I was raised in New Jersey, studied journalism in Illinois, and was a newspaper reporter in New York covering courts before attending law school in Massachusetts.
My wife, Libbie, whom I met in college, is a shared services consultant who promotes early childhood care and education; she is also a board director of a foundation for economically disadvantaged children. We have been married since 1980 and live in Westchester County, New York. Our three adult children (Dan, Andy, and Laura) visit periodically as they pursue diverse careers in poetry, statistics, and science journalism—subjects with complexities far beyond my skill and knowledge set and that provide fascinating and animated dinner conversations.
I have been practicing law since 1980 and joined Epstein Becker Green’s Stamford and New York offices in 1993—however, I took a sabbatical between April 2015 and June 2017 to serve as a Peace Corps volunteer in the country of Georgia, a former Soviet Republic in the Caucasus region of Eurasia that declared its independence from Russia in 1991. Georgia has an ancient culture, fascinating history, and diverse natural beauty, although it is a developing country seeking to become more advanced socially and economically with aspirations to join the European Union (E.U.) and NATO. Those aspirations create great tensions with Russia, which occupies two sections of Georgia by wars in 1992 and 2008.
The Peace Corps was established by President Kennedy in 1961, and the Peace Corps in Georgia began in 2001. I offered Georgian lawyers trainings and information about U.S. laws concerning human rights, gender equality and all forms of discrimination, since the courts in Georgia will consider U.S. and E.U. law. I was assigned to a center for children with disabilities to help with its organizational development and, also, to train Georgian youth and college students about human rights, employment skills, and financial literacy. I learned to speak Georgian (intermediate level, not fluent); lived in Gori (Joseph Stalin’s birthplace) and some ancient, primitive villages; worked and lived under circumstances far different from ours here; and made what will be lifelong friendships and relationships during that memorable 26-month, life-changing experience.

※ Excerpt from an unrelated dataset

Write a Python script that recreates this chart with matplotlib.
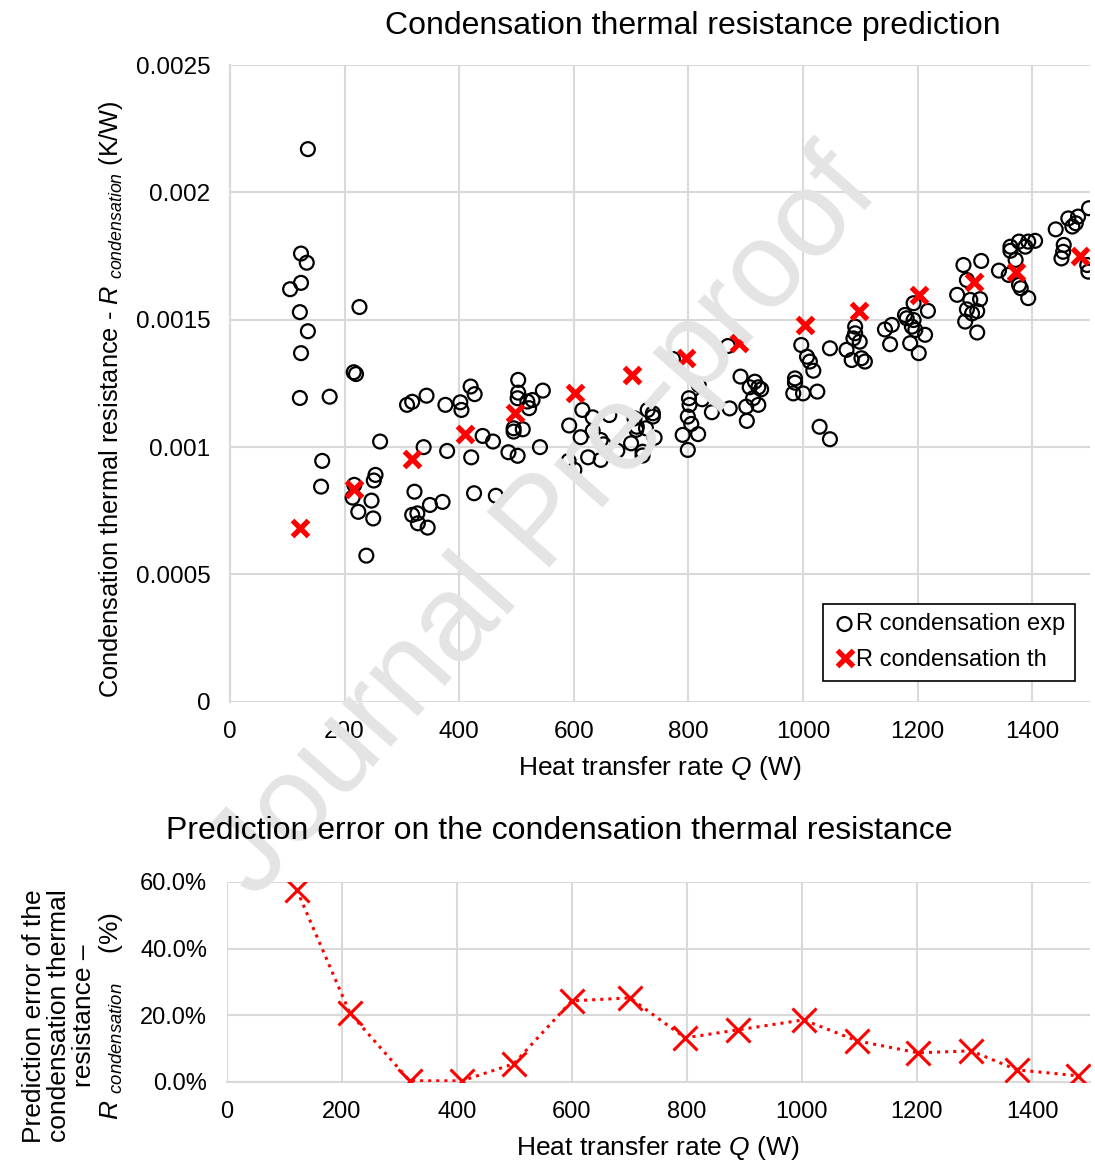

Since joining Epstein Becker Green, I have focused on client counseling and litigation encompassing discrimination, restrictive covenants, trade secrets, confidentiality, shareholder and partnership disputes, wage issues, and civil rights violations under the First and Fourteenth Amendments, among many other subjects. I have represented clients in financial services, health care, manufacturing, consumer products, hospitality, marketing, public sector, real estate, and retail, to name a few. I litigated, among other cases, a particularly complicated and hard-fought misappropriation of trade secrets matter involving the engineering and manufacturing of an expensive and unique sensor used to steer supersonic fighter jets and commercial aircraft. Working on that case gave me a keen respect for both the intricacies involved in the engineering and manufacturing of an important and valuable product used worldwide and the business urgency to protect that intellectual property. The case ended in a favorable settlement that afforded our client greatly enhanced business opportunities.
I am fortunate to have stimulating and challenging cases, insightful clients, and top-notch colleagues who have made working at Epstein Becker Green exciting and fun. I have the added pleasure of being in a firm where we work hard, enjoy our collegiality, laugh often, and take great pride in upholding our firm’s highly regarded reputation.